What a privilege it would be to see, in the words of one French critic, “an artist so completely identify himself with the person he represents,” and to witness first-hand, as Sir Stanley Wells deems him in his book Great Shakespeare Actors, the very first great American Shakespeare actor.
- THE MACBETH RIOTS OF 1849
On May 10, 1849, the Astor Place Riot began when supporters of American actor Edwin Forrest clashed with fans of English actor William Charles Macready inside and outside New York’s Astor Place Opera House, and the subsequent brawling and destruction of property resulted in more than two dozen deaths and over a hundred injured. Ostensibly about the relative merits of “two Shakespearean actors” (the title of Richard Nelson’s play about the event) and their performances of Macbeth, the violence had seeds in nativist pride, anti-immigrant anger, and clashes between so-called elites and the working class. I’d have to get there a few days, maybe a week, early to determine the exact causes, and I’d have to stay very safe, but I’d be curious to visit a world in which theater is so important people riot over it.

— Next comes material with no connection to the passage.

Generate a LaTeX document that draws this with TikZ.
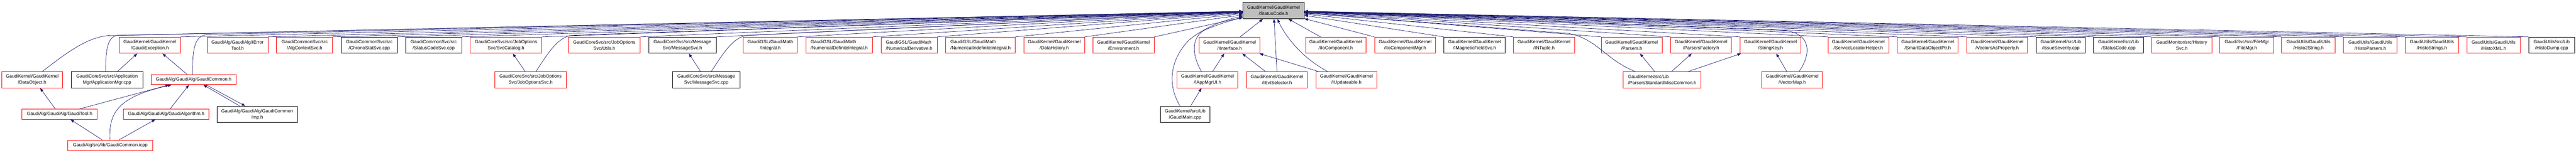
\documentclass[tikz,border=0pt]{standalone}
\usepackage{fontspec}
\setmainfont{Liberation Sans}
\usetikzlibrary{arrows.meta}
\definecolor{navy}{HTML}{191970}
\definecolor{rootgray}{HTML}{BFBFBF}
\definecolor{redline}{HTML}{FF0000}
\begin{document}
\begin{tikzpicture}[x=1bp,y=-1bp,
  box/.style={rectangle, draw, line width=1.3bp, inner sep=0pt, align=center,
    font=\fontsize{12.8bp}{17bp}\selectfont, minimum height=45bp, fill=white},
  rbox/.style={box, draw=redline},
  kbox/.style={box, draw=black},
  root/.style={box, draw=black, fill=rootgray},
  edge/.style={draw=navy, line width=1bp, -{Triangle[length=10bp,width=7.5bp]}}]
\useasboundingbox (0,0) rectangle (7125,424);
% root
\node[root, minimum width=169bp] (sc) at (3522.5,29.5) {GaudiKernel/GaudiKernel\\/StatusCode.h};
% row 2
\node[rbox, minimum width=169bp] (gex) at (414.5,125.5) {GaudiKernel/GaudiKernel\\/GaudiException.h};
\node[rbox, minimum width=168bp] (iet) at (657,125.5) {GaudiAlg/GaudiAlg/IError\\Tool.h};
\node[rbox, minimum width=155bp] (acs) at (842.5,125.5) {GaudiCommonSvc/src\\/AlgContextSvc.h};
\node[kbox, minimum width=155bp] (css) at (1021.5,125.5) {GaudiCommonSvc/src\\/ChronoStatSvc.cpp};
\node[kbox, minimum width=155bp] (scs) at (1199.5,125.5) {GaudiCommonSvc/src\\/StatusCodeSvc.cpp};
\node[rbox, minimum width=199bp] (svc) at (1399.5,125.5) {GaudiCoreSvc/src/JobOptions\\Svc/SvcCatalog.h};
\node[rbox, minimum width=199bp] (utl) at (1671.5,125.5) {GaudiCoreSvc/src/JobOptions\\Svc/Utils.h};
\node[kbox, minimum width=187bp] (msh) at (1887.5,125.5) {GaudiCoreSvc/src/Message\\Svc/MessageSvc.h};
\node[rbox, minimum width=149bp] (int) at (2130.5,125.5) {GaudiGSL/GaudiMath\\/Integral.h};
\node[rbox, minimum width=184bp, align=left] (ndi) at (2321,125.5) {GaudiGSL/GaudiMath\\/NumericalDefiniteIntegral.h};
\node[rbox, minimum width=155bp, align=left] (nde) at (2514.5,125.5) {GaudiGSL/GaudiMath\\/NumericalDerivative.h};
\node[rbox, minimum width=192bp, align=left] (nii) at (2712,125.5) {GaudiGSL/GaudiMath\\/NumericalIndefiniteIntegral.h};
\node[rbox, minimum width=168bp] (dhi) at (2916,125.5) {GaudiKernel/GaudiKernel\\/DataHistory.h};
\node[rbox, minimum width=169bp] (env) at (3107.5,125.5) {GaudiKernel/GaudiKernel\\/Environment.h};
\node[rbox, minimum width=168bp] (iif) at (3401,125.5) {GaudiKernel/GaudiKernel\\/IInterface.h};
\node[rbox, minimum width=167bp] (iic) at (3694.5,125.5) {GaudiKernel/GaudiKernel\\/IIoComponent.h};
\node[rbox, minimum width=169bp] (icm) at (3886.5,125.5) {GaudiKernel/GaudiKernel\\/IIoComponentMgr.h};
\node[kbox, minimum width=169bp] (imf) at (4078.5,125.5) {GaudiKernel/GaudiKernel\\/IMagneticFieldSvc.h};
\node[rbox, minimum width=169bp] (ntu) at (4270.5,125.5) {GaudiKernel/GaudiKernel\\/INTuple.h};
\node[rbox, minimum width=168bp] (par) at (4513,125.5) {GaudiKernel/GaudiKernel\\/Parsers.h};
\node[rbox, minimum width=168bp] (pfa) at (4705,125.5) {GaudiKernel/GaudiKernel\\/ParsersFactory.h};
\node[rbox, minimum width=168bp] (skey) at (4897,125.5) {GaudiKernel/GaudiKernel\\/StringKey.h};
\node[rbox, minimum width=168bp] (slh) at (5140,125.5) {GaudiKernel/GaudiKernel\\/ServiceLocatorHelper.h};
\node[rbox, minimum width=168bp] (sdo) at (5332,125.5) {GaudiKernel/GaudiKernel\\/SmartDataObjectPtr.h};
\node[rbox, minimum width=168bp] (vap) at (5524,125.5) {GaudiKernel/GaudiKernel\\/VectorsAsProperty.h};
\node[kbox, minimum width=136bp] (iss) at (5700,125.5) {GaudiKernel/src/Lib\\/IssueSeverity.cpp};
\node[kbox, minimum width=137bp] (scc) at (5859.5,125.5) {GaudiKernel/src/Lib\\/StatusCode.cpp};
\node[rbox, minimum width=167bp] (hsv) at (6034.5,125.5) {GaudiMonitor/src/History\\Svc.h};
\node[rbox, minimum width=149bp] (fmg) at (6214.5,125.5) {GaudiSvc/src/FileMgr\\/FileMgr.h};
\node[rbox, minimum width=148bp] (h2s) at (6385,125.5) {GaudiUtils/GaudiUtils\\/Histo2String.h};
\node[rbox, minimum width=148bp] (hpa) at (6556,125.5) {GaudiUtils/GaudiUtils\\/HistoParsers.h};
\node[rbox, minimum width=149bp] (hst) at (6726.5,125.5) {GaudiUtils/GaudiUtils\\/HistoStrings.h};
\node[rbox, minimum width=148bp] (hxm) at (6897,125.5) {GaudiUtils/GaudiUtils\\/HistoXML.h};
\node[kbox, minimum width=127bp] (hdu) at (7057.5,125.5) {GaudiUtils/src/Lib\\/HistoDump.cpp};
% row 3
\node[rbox, minimum width=168bp] (dob) at (89,221.5) {GaudiKernel/GaudiKernel\\/DataObject.h};
\node[kbox, minimum width=198bp] (amg) at (296,221.5) {GaudiCoreSvc/src/Application\\Mgr/ApplicationMgr.cpp};
\node[rbox, minimum width=235bp, minimum height=28bp] (gch) at (535.5,221) {GaudiAlg/GaudiAlg/GaudiCommon.h};
\node[rbox, minimum width=199bp] (jos) at (1467.5,221.5) {GaudiCoreSvc/src/JobOptions\\Svc/JobOptionsSvc.h};
\node[kbox, minimum width=187bp] (msc) at (1953.5,221.5) {GaudiCoreSvc/src/Message\\Svc/MessageSvc.cpp};
\node[rbox, minimum width=168bp] (iam) at (3340,221.5) {GaudiKernel/GaudiKernel\\/IAppMgrUI.h};
\node[rbox, minimum width=168bp] (ies) at (3532,221.5) {GaudiKernel/GaudiKernel\\/IEvtSelector.h};
\node[rbox, minimum width=168bp] (iup) at (3724,221.5) {GaudiKernel/GaudiKernel\\/IUpdateable.h};
\node[rbox, minimum width=215bp, align=left] (psm) at (4597.5,221.5) {GaudiKernel/src/Lib\\/ParsersStandardMiscCommon.h};
\node[rbox, minimum width=168bp] (vmp) at (4957,221.5) {GaudiKernel/GaudiKernel\\/VectorMap.h};
% row 4
\node[rbox, minimum width=208bp, minimum height=28bp] (gto) at (165,317) {GaudiAlg/GaudiAlg/GaudiTool.h};
\node[rbox, minimum width=237bp, minimum height=28bp] (gal) at (459.5,317) {GaudiAlg/GaudiAlg/GaudiAlgorithm.h};
\node[kbox, minimum width=223bp] (gci) at (711.5,317.5) {GaudiAlg/GaudiAlg/GaudiCommon\\Imp.h};
\node[kbox, minimum width=136bp] (gmn) at (3278,317.5) {GaudiKernel/src/Lib\\/GaudiMain.cpp};
% row 5
\node[rbox, minimum width=234bp, minimum height=29bp] (gic) at (305,403.5) {GaudiAlg/src/lib/GaudiCommon.icpp};

% edges row 2 -> root
\foreach \n in {gex,iet,acs,css,scs,svc,utl,msh,int,ndi,nde,nii,dhi,env}
  \draw[edge] (\n.north east) -- (sc);
\foreach \n in {icm,imf,ntu,par,pfa,skey,slh,sdo,vap,iss,scc,hsv,fmg,h2s,hpa,hst,hxm,hdu}
  \draw[edge] (\n.north west) -- (sc);
\draw[edge] ([xshift=29bp]iif.north) -- (sc);
\draw[edge] ([xshift=-42bp]iic.north) -- (sc);
% curves row 3 -> root
\draw[edge] ([xshift=28bp]dob.north) .. controls (180,150) and (240,103) .. (300,99) -- (sc);
\draw[edge] ([xshift=-4bp]amg.north) .. controls (292,130) and (300,102) .. (325,98) -- (sc);
\draw[edge] ([xshift=-3bp]gch.north) .. controls (532,130) and (540,100) .. (572,96) -- (sc);
\draw[edge] ([xshift=15bp]jos.north) .. controls (1520,140) and (1545,103) .. (1582,98) -- (sc);
\draw[edge] ([xshift=14bp]msc.north) .. controls (2005,140) and (2030,103) .. (2067,98) -- (sc);
\draw[edge] ([xshift=-14bp]gmn.north) .. controls (3225,230) and (3240,160) .. (3290,110) .. controls (3340,70) and (3400,52) .. (sc);
\draw[edge] ([xshift=-17bp]iam.north) .. controls (3295,150) and (3295,100) .. (3335,82) .. controls (3370,67) and (3410,55) .. (sc);
\draw[edge] ([xshift=-52bp]iup.north) .. controls (3600,160) and (3555,100) .. (sc);
\draw[edge] (ies.north) -- (sc);
\draw[edge] ([xshift=-75bp]psm.north) .. controls (4440,165) and (4420,110) .. (4340,93) -- (sc);
\draw[edge] ([xshift=19bp]vmp.north) .. controls (5010,150) and (5010,95) .. (4940,85) -- (sc);
% other edges
\draw[edge] ([xshift=29bp]amg.north) -- ([xshift=-35bp]gex.south);
\draw[edge] ([xshift=-18bp]gch.north) -- ([xshift=35bp]gex.south);
\draw[edge] ([xshift=-12bp]gto.north) -- ([xshift=22bp]dob.south);
\draw[edge] ([xshift=55bp]gto.north) -- ([xshift=-68bp]gch.south);
\draw[edge] ([xshift=-1bp]gic.north) .. controls (300,310) and (330,268) .. ([xshift=-61bp]gch.south);
\draw[edge] ([xshift=-22bp]gic.north) -- ([xshift=30bp]gto.south);
\draw[edge] ([xshift=24bp]gic.north) -- ([xshift=-30bp]gal.south);
\draw[edge] ([xshift=11bp]gal.north) -- ([xshift=-13bp]gch.south);
\draw[edge] ([xshift=-48bp]gci.north) -- ([xshift=27bp]gch.south);
\draw[edge] ([xshift=35bp]gch.south) -- ([xshift=-33bp]gci.north);
\draw[edge] ([xshift=-15bp]jos.north) -- ([xshift=19bp]svc.south);
\draw[edge] ([xshift=-16bp]msc.north) -- ([xshift=18bp]msh.south);
\draw[edge] ([xshift=14bp]iam.north) -- ([xshift=-15bp]iif.south);
\draw[edge] ([xshift=15bp]gmn.north) -- ([xshift=-17bp]iam.south);
\draw[edge] ([xshift=-32bp]ies.north) -- ([xshift=35bp]iif.south);
\draw[edge] ([xshift=-77bp]iup.north) -- ([xshift=-2bp]iif.south east);
\draw[edge] ([xshift=-21bp]psm.north) -- ([xshift=23bp]par.south);
\draw[edge] ([xshift=26bp]psm.north) -- ([xshift=-26bp]pfa.south);
\draw[edge] ([xshift=72bp]psm.north) -- ([xshift=3bp]skey.south west);
\draw[edge] ([xshift=-15bp]vmp.north) -- ([xshift=16bp]skey.south);
\end{tikzpicture}
\end{document}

- MAGGIE SMITH AS BEATRICE
This might be cheating because I was alive when it happened but A) I was only five and 2) it’s my list. Maggie Smith, probably best known to the current generation of viewers from her roles in Downton Abbey and the Harry Potter movies, played Beatrice in the 1965 National Theatre production of Much Ado About Nothing, opposite her future husband Robert Stephens as Benedick and directed by Franco Zeffirelli. The production included a murderers’ row of talent (Ian McKellen, Derek Jacobi, Lynn Redgrave, Frank Finlay, and Albert Finney) and the young-yet-future-Dame Maggie’s performance just glitters with precision, disdain, comedy, and love. It was filmed for the BBC two years later and though the tape was mysteriously lost for many years, it has been rediscovered and restored and you can get a tantalizing glimpse of its greatness here. There are surely more important performances I could travel back to witness (Sarah Siddons’ first female Hamlet in 1775; Ellen Terry’s Lady Macbeth in 1888), maybe even more powerful ones (Janet Suzman as Cleopatra at the RSC in Stratford, 1972), but I can’t think of one that’d be more entertaining.

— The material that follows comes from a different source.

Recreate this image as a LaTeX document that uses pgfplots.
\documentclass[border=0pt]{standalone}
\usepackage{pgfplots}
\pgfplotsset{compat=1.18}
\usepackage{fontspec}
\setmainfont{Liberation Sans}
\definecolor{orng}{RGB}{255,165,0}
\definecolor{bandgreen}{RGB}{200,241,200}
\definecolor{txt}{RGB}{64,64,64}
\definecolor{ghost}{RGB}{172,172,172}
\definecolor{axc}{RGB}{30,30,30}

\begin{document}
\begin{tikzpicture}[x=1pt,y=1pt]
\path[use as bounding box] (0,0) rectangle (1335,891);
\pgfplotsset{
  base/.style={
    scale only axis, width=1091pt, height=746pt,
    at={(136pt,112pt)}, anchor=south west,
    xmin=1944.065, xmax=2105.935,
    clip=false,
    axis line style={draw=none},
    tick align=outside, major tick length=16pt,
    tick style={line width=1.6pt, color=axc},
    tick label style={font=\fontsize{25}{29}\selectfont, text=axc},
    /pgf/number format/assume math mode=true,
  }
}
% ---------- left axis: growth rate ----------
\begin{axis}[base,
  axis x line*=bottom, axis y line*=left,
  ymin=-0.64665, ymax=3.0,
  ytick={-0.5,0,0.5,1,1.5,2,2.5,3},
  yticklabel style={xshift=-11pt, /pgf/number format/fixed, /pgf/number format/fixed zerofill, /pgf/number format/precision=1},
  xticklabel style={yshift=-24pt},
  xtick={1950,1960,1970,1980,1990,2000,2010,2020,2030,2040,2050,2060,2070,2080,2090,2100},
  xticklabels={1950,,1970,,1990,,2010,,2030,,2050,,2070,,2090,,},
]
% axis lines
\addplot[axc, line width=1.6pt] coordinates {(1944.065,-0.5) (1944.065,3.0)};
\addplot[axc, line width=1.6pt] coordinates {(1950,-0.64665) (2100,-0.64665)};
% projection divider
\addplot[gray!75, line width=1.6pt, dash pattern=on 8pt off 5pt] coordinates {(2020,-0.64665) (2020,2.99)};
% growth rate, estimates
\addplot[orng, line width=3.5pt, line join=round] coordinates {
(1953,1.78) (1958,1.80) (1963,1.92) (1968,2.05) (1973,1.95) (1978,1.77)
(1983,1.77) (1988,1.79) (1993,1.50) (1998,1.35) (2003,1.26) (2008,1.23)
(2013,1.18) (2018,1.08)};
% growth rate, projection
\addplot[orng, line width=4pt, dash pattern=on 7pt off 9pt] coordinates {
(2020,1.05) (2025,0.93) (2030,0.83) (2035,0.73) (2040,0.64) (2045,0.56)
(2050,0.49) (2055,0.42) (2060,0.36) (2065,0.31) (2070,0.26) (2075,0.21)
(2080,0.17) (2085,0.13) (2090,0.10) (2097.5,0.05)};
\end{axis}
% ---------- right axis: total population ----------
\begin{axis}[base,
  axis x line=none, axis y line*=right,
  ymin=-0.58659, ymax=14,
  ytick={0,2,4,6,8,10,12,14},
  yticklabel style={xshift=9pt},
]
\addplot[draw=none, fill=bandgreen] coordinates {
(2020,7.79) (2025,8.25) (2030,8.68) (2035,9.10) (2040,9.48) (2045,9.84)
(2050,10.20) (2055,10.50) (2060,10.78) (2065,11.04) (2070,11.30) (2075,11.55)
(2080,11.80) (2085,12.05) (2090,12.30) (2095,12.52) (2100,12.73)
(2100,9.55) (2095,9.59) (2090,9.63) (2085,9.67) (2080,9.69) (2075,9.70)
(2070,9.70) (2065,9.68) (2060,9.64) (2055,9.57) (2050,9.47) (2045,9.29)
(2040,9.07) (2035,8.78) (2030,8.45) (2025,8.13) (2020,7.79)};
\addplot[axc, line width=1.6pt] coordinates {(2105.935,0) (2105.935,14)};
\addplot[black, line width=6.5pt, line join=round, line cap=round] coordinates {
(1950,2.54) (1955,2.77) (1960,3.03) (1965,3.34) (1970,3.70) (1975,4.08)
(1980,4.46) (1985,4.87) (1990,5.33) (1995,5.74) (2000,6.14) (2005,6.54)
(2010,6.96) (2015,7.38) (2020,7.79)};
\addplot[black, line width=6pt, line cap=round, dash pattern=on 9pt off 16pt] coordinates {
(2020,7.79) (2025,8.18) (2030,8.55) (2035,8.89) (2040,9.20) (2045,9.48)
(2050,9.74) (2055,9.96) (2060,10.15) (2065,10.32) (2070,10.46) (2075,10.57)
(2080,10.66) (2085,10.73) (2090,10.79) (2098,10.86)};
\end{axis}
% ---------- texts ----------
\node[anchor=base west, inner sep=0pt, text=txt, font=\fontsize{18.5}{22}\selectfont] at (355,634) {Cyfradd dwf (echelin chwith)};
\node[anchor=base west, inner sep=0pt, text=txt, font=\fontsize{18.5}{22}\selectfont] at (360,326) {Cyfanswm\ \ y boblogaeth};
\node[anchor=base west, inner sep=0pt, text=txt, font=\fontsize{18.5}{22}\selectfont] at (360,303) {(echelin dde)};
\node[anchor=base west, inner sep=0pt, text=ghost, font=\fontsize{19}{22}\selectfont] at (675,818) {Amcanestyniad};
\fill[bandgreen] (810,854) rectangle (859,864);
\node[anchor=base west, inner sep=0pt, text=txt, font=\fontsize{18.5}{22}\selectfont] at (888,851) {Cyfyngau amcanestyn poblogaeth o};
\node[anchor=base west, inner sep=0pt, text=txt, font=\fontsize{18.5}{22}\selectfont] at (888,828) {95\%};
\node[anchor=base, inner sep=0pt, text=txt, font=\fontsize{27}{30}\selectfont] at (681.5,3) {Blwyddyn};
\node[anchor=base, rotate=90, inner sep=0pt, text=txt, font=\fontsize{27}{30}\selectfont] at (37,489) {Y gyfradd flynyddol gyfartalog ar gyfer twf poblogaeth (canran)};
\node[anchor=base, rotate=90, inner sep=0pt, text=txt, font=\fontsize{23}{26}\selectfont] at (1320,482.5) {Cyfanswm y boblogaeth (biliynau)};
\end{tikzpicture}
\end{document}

There are so many honorable mentions to this list: Productions and performances I’ve seen and would happily revisit (Nigel Terry’s swashbuckling performance as Pericles at the RSC in 1989; Marc Singer and Fredi Olster in American Conservatory Theatre’s commedia-inspired Taming of the Shrew; the Troubador Theatre Company in LA’s mashup of rock and Shakespeare in Fleetwood Macbeth), plus groundbreaking 20th century productions (like Orson Welles’ “voodoo” Macbeth; Peter Brooks’ “circus” Midsummer Night’s Dream; or Laurence Olivier and Vivien Leigh performing Hamlet in 1937 at the actual Elsinore Castle in Denmark); plus almost a hundred other legendary performances listed here, but my final time-traveling destination has to be —
- THE BURNING OF THE GLOBE PLAYHOUSE
June 29, 1613 — almost exactly 407 years ago — is the day the original Globe Playhouse burned to the ground when a cannon fired in the middle of a performance of Henry VIII set fire to the thatched roof. Would I be able to stand by and watch it happen? Could I…strike that: Should I try to prevent it? If I succeeded and the Globe survived, what weird butterfly effect would that trigger? Would Shakespeare, long assumed to have retired to Stratford after the Globe burned, now remain in London, live longer, and write more plays? Would the Globe’s survival seem providential and dampen Puritan moral objections to plays and play-acting?
What I’d actually do is probably this: Grab whatever scripts and papers that would otherwise perish in the fire — maybe even some of them in Shakespeare’s hand! — and bring them back to the Folger for preservation and study.